Limitação de trabalho a condenados na Lei Maria da Penha: isso é realmente correto?

” Relações entre fatos e punições não estão presentes na lei do Rio. Sem poder diretamente aumentar as penas da Maria da Penha, volta-se à ampliação do espectro sancionatório, avançando em novas restrições da vida do infrator. “

Rodrigo Trindade

Nessa semana, o governo do Rio de Janeiro anunciou legislação que proíbe contratação para trabalho de homens condenados pela Lei Maria da Penha – que criminaliza a violência contra mulheres.

A violência feminina é uma das mais covardes formas de agressão e demanda combate sério e permanente por toda a sociedade. Como tema integrado a um complexo tecido social, é sempre bom lembrar uma das mais sábias máximas da humanidade: “uma coisa é uma coisa, outra coisa é outra coisa”.

A Lei Maria da Penha, como deve ser, prevê penas e medidas rigorosas contra seus infratores e, tal qual toda lei penal, pretende punir, educar e evitar novas condutas. A iniciativa legislativa, embora pareça bem intencionada, traz dúvidas de constitucionalidade, legalidade e adequação moral.

A se iniciar pela ampliação da sanção legal, avançando em matéria criminal e prevendo novo castigo não previsto na lei. Nosso pacto político expressamente veda penalizações para toda a vida (art. 5º, LXVII). Lei estadual em matéria que tangencia o Direito Penal e que fabrica castigo eterno é, no mínimo, discutível.

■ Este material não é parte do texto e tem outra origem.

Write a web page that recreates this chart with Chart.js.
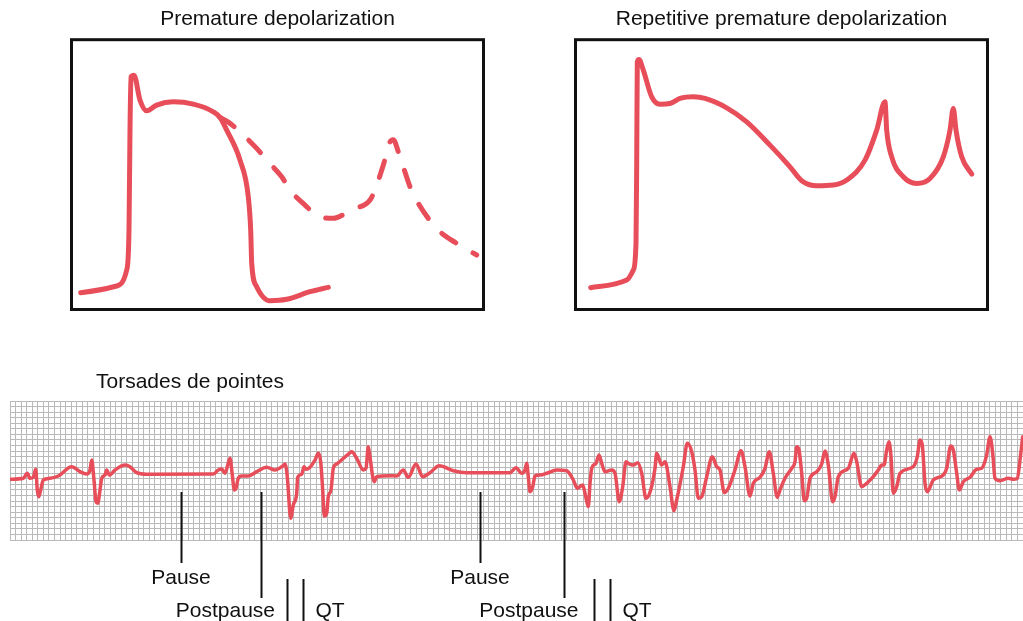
<!DOCTYPE html>
<html>
<head>
<meta charset="utf-8">
<script src="https://cdn.jsdelivr.net/npm/chart.js@4.4.1/dist/chart.umd.min.js"></script>
<style>
  html, body { margin: 0; padding: 0; background: #fff; }
  body { width: 1023px; height: 621px; position: relative; overflow: hidden; }
  canvas { position: absolute; }
</style>
</head>
<body>
<canvas id="p1" width="475" height="320" style="left:40px;top:0px;"></canvas>
<canvas id="p2" width="475" height="320" style="left:544px;top:0px;"></canvas>
<canvas id="ecg" width="1023" height="261" style="left:0px;top:360px;"></canvas>
<script>
// ---------- Data (arbitrary units) ----------
// Panel 1: Premature depolarization
const p1Title = 'Premature depolarization';
const p1SolidX = [7.7,43.7,53.7,56,57,58,61,67,73.7,83.7,100.3,120.3,140.3,147,153.7,167,175.3,177.7,178.7,183.7,197,213.7,237,255.3];
const p1SolidY = [15.3,22,38,78,178,231.3,233,208,197.3,203,206.3,204,196.3,190.7,178,148,111.3,78,45,21.3,7.3,8.7,16.3,20.7];
const p1DashX = [147,155.3,168.7,183.7,195.3,208.7,217,232,245.3,260.3,273.7,280.3,297,303.7,310.3,317,320.3,325.3,330.3,337,345.3,355.3,367,383.7,403.7];
const p1DashY = [190.7,186,174.7,159.7,146.3,131.3,118,103,92,89.7,95.3,99,108,123,143,166.3,168.5,156.3,141.3,121.3,104.7,89.7,76.3,64.7,53];

// Panel 2: Repetitive premature depolarization
const p2Title = 'Repetitive premature depolarization';
const p2X = [13.7,49.7,56.3,59,59.7,60.3,62,66.3,74.7,83,93,103,116.3,128,149.7,169.7,193,213,224.7,239.7,256.3,269.7,288,299.7,308,309.7,314.7,326.3,339.7,353,366.3,373,376.3,379,384.7,394.7];
const p2Y = [20.3,28,38,65,145,246.3,248.7,238,211.3,204,204.7,209.7,211.3,209.7,200.3,186.3,163,141.3,127.3,122.3,123,128,148,178,206.3,178,151.3,131.3,124.7,129.7,151.3,178,199.7,178,151.3,134];

// ECG strip: Torsades de pointes
const ecgTitle = 'Torsades de pointes';
const ecgX = [
  0,13.3,17.3,20,23.3,25.7,27.3,28.7,30.7,33.3,
  40,48.3,61.7,70,76.7,80,81.7,84,86,87.7,
  90,91.7,95,96.7,99.3,105,115,120,126.7,136.7,
  203.3,208.3,211.7,215,220,222.3,224.3,226,228.3,231.7,
  238.3,246.7,256.7,265,272.7,275,277.3,280.7,283.3,286.7,
  287.7,291.7,294,296,300,305,308.3,310.7,312.7,314.3,
  316.7,318.3,321,323.3,326.7,339.3,341.7,346.7,353.3,356,
  358.3,360,362.7,364.3,366.7,380,386.7,393.3,398.3,406,
  412.7,420,429.3,443.3,456.7,500,506,511.7,515,516.7,
  518.3,520,522.7,525,530,536.7,546.7,556.7,563.3,567.3,
  572.7,575.7,578.3,580,581.7,586,589,591.7,595,601.7,
  605,609.3,612.7,616,619.3,623.3,627.7,631.7,636,640.7,
  645,646.7,651.7,655,660,664,666.7,673.3,677.3,681.7,
  685,688.3,691.7,696.7,702.3,706.7,710,714.3,718.3,725,
  731,735,740,743.3,750,755,759.3,763.3,767.3,770,
  775,781.7,785,786.7,789,791.7,794.3,796.7,800,806.7,
  811.7,815,818.3,822.7,825,828.3,838.3,844,846.7,851.7,
  856.7,863.3,868.3,871.7,874,876.7,879,881,883.3,886.7,
  890,903.3,907.3,910,912.3,915,917.3,923.3,933.3,936.7,
  940.7,943.3,946.7,949.3,953.3,960,966.7,971.7,976.7,980,
  982.7,985,990,998.3,1003.3,1007.3,1010,1012.7
];
const ecgY = [
  60.7,61.7,66.7,61.7,62.7,70.7,50,43.3,50,60,
  61.7,64,73.3,68.3,66,70,80,60,38.3,36.7,
  50,61.7,65,70,65,70,75,73.3,67.3,65.7,
  66,70,71,66.7,81.7,65,50,51.7,61.7,64,
  64,68.3,72.7,70,74,76,63.3,21.7,35,46.7,
  62.7,65.7,73.3,70.7,72.7,80,86.7,78.3,50,24,
  26.7,43.3,50,71.7,76,86.7,88.3,81.7,70,71.7,
  93.3,83.3,63.3,58.3,63.3,64.3,64,70,62.7,76,
  63.3,67.3,74.3,69.3,67.3,67.3,72.3,66.7,70,76.7,
  63.3,48.3,53.3,64,65,66.7,70,69.3,60,51.7,
  55,43.3,33.3,56.7,71.7,76.7,85,76.7,68.3,70,
  66.7,38.3,53.3,78.3,76,75,77.3,66.7,41.7,50,
  71.7,86.7,75,78.3,53.3,29.3,40,73.3,96.7,88.3,
  70,41.7,43.3,63.3,83.3,73.3,70,47.3,51.7,70,
  89.3,73.3,44,56.7,62.7,71.7,88.3,66.7,42.7,50,
  61.7,71.7,78.3,93.3,90,66.7,39.3,41.7,61.7,68.3,
  76,89,75,38.3,43.3,63.3,71.7,86.7,78.3,53.3,
  56.7,63.3,70,75,75,90,98.3,83.3,46.7,53.3,
  66.7,73.3,83.3,100,95,56.7,48.3,60,65,71.7,
  94,90,66.7,50,58.3,62.7,70.7,71.7,85,103.3,
  86.7,61.7,59.3,61.7,60.7,61.7,80,103.3
];

// Annotation marks on the strip (x in strip units)
const pauseMarks = [171, 470];
const postpauseMarks = [250.5, 554];
const qtMarks = [[277, 293], [584, 600]];
const pauseLabel = 'Pause';
const postpauseLabel = 'Postpause';
const qtLabel = 'QT';

// ---------- Styles ----------
const RED = '#E84E5A';
const INK = '#111111';
const FONT = "'Liberation Sans', Arial, Helvetica, sans-serif";
Chart.defaults.font.family = FONT;
Chart.defaults.color = INK;

const zip = (xs, ys) => xs.map((x, i) => ({x: x, y: ys[i]}));

const boxBorder = {
  id: 'boxBorder',
  afterDraw(chart) {
    const {ctx, chartArea: a} = chart;
    ctx.save();
    ctx.strokeStyle = INK;
    ctx.lineWidth = 3;
    ctx.strokeRect(a.left - 1.5, a.top - 1.5, a.width + 3, a.height + 3);
    ctx.restore();
  }
};

function panelOptions(title) {
  return {
    responsive: false,
    animation: false,
    layout: { padding: { left: 33, right: 33, top: 0, bottom: 12 } },
    plugins: {
      legend: { display: false },
      tooltip: { enabled: false },
      title: {
        display: true, text: title, color: INK,
        font: { size: 21, weight: 'normal', family: FONT },
        padding: { top: 7, bottom: 9 }
      }
    },
    scales: {
      x: { type: 'linear', min: 0, max: 409, display: false },
      y: { type: 'linear', min: 0, max: 267, display: false }
    },
    elements: { point: { radius: 0 } }
  };
}

const lineStyle = {
  borderColor: RED, borderWidth: 5, pointRadius: 0, fill: false,
  cubicInterpolationMode: 'monotone', borderCapStyle: 'round', borderJoinStyle: 'round'
};

new Chart(document.getElementById('p1'), {
  type: 'line',
  data: {
    datasets: [
      Object.assign({ data: zip(p1SolidX, p1SolidY) }, lineStyle),
      Object.assign({ data: zip(p1DashX, p1DashY), borderDash: [17, 20] }, lineStyle)
    ]
  },
  options: panelOptions(p1Title),
  plugins: [boxBorder]
});

new Chart(document.getElementById('p2'), {
  type: 'line',
  data: { datasets: [ Object.assign({ data: zip(p2X, p2Y) }, lineStyle) ] },
  options: panelOptions(p2Title),
  plugins: [boxBorder]
});

const ecgAnnotations = {
  id: 'ecgAnnotations',
  afterDraw(chart) {
    const {ctx, chartArea: a, scales: {x, y}} = chart;
    ctx.save();
    ctx.fillStyle = INK;
    ctx.strokeStyle = INK;
    ctx.lineWidth = 2;
    ctx.font = '21px ' + FONT;
    ctx.textBaseline = 'alphabetic';
    // strip title
    ctx.textAlign = 'left';
    ctx.fillText(ecgTitle, a.left + 86, a.top - 13);
    const vline = (px, y0, y1) => {
      const xx = Math.round(px) + 0.5;
      ctx.beginPath(); ctx.moveTo(xx, y0); ctx.lineTo(xx, y1); ctx.stroke();
    };
    const top = y.getPixelForValue(48);
    pauseMarks.forEach(v => {
      const px = x.getPixelForValue(v);
      vline(px, top, a.bottom + 23);
      ctx.textAlign = 'center';
      ctx.fillText(pauseLabel, px, a.bottom + 44);
    });
    postpauseMarks.forEach(v => {
      const px = x.getPixelForValue(v);
      vline(px, top, a.bottom + 58);
      ctx.textAlign = 'right';
      ctx.fillText(postpauseLabel, px + 14.5, a.bottom + 77);
    });
    qtMarks.forEach(pair => {
      const p0 = x.getPixelForValue(pair[0]);
      const p1 = x.getPixelForValue(pair[1]);
      vline(p0, a.bottom + 39, a.bottom + 81);
      vline(p1, a.bottom + 39, a.bottom + 81);
      ctx.textAlign = 'left';
      ctx.fillText(qtLabel, p1 + 12.5, a.bottom + 77);
    });
    ctx.restore();
  }
};

const gridStyle = { color: '#b9b9b9', lineWidth: 1, drawTicks: false };

new Chart(document.getElementById('ecg'), {
  type: 'line',
  data: {
    datasets: [{
      data: zip(ecgX, ecgY), borderColor: RED, borderWidth: 3.5, pointRadius: 0,
      fill: false, cubicInterpolationMode: 'monotone',
      borderCapStyle: 'round', borderJoinStyle: 'round'
    }]
  },
  options: {
    responsive: false,
    animation: false,
    layout: { padding: { left: 10, right: 0, top: 41, bottom: 81 } },
    plugins: { legend: { display: false }, tooltip: { enabled: false }, title: { display: false } },
    scales: {
      x: { type: 'linear', min: 0, max: 1013, ticks: { display: false, stepSize: 1013 / 182 },
           grid: gridStyle, border: { display: false } },
      y: { type: 'linear', min: 0, max: 139, ticks: { display: false, stepSize: 139 / 25 },
           grid: gridStyle, border: { display: false } }
    }
  },
  plugins: [ecgAnnotations]
});
</script>
</body>
</html>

Para ampliar punição aos infratores, a lei estadual promove transporte de efeitos restritivos trabalhistas para conduta já tratada (e sancionada) pelo Direito Penal. Será adequado que atos devidamente cuidados na esfera criminal sejam repetida (e eternamente) castigados em outros planos da vida? É verdade que a indignação com a covardia da agressão feminina faz com que a reflexão não seja fácil. Mas ela é necessária.

Estabelecer duplicidades punitivas é coisa rara, mas existe. Por exemplo, a Lei de Ficha Limpa, além de estipular sanções penais, impede exercício de certos direitos políticos. Em outros países, há previsões de certas restrições para egressos do sistema penitenciário, principalmente ligados a crimes sexuais. Fixam-se limitações de profissões que podem ser exercidas e até lugares para se morar.

No caso da Ficha Limpa, a inegibilidade é temporalmente limitada, como toda pena deve ser. Mas principalmente porque a restrição ao candidato ficha suja concorrer é efeito diretamente imbricado com a infração que cometeu: limita-se nova atuação como administrador público exatamente porque foi como administrador público que a falta foi cometida.

Do mesmo modo ocorre com condenados sexuais. As restrições impostas são diretamente vinculadas à natureza do crime e voltadas a impedir reincidência. Assim, ex-apenados por pedofilia, por exemplo, nem podem trabalhar como professores primários, nem residir próximos a pré-escolas.

Mas em ambos temos diferenças profundas com a lei fluminense.

Relações entre fato e punições não estão presentes na lei do Rio. Sem poder diretamente aumentar as penas da Maria da Penha, volta-se à ampliação do espectro sancionatório, avançando em novas restrições da vida do infrator.

A tudo isso, soma-se outra questão importante, o direito ao esquecimento e que deveria ter aplicação mesmo àqueles que cometem faltas e amargaram todo o rigor dos castigos legais.

Por mais repugnante que seja o fato da condenação, o cumprimento completo da sanção criminal deveria fazer cessar a atribuição punitiva exercida pelo Estado. No fundo, há uma questão eterna da criminologia: perquirir se o cumprimento da pena dá ou não quitação ao ex-apenado, se o habilita a seguir a vida depois de pagar a dívida. Ou se o Estado seguirá lhe impondo restrições, mesmo após dizer que a sanção legal foi aplicada e formalmente esgotada.

Quando a misoginia transforma-se em agressão moral e física, temos algo de muito grave. Mas quando se pretende ampliar o âmbito punitivo, inviabilizando pela eternidade outros campos de existência, entramos em terreno de novas violações. A negação de penas perpétuas foi conquista ardida e talvez ainda não seja a hora de desistir da civilização. Mesmo que a cólera siga alta.

Ou pode ser que o ânimo punitivo, a vingança e a bile não cessem jamais e devamos avançar convictos para mais e mais penas perpétuas. E se, realmente, a paz for uma esperança pueril, uma marca corporal, de preferência bem visível, pode ser bem mais útil para (tentar) saciar a alma.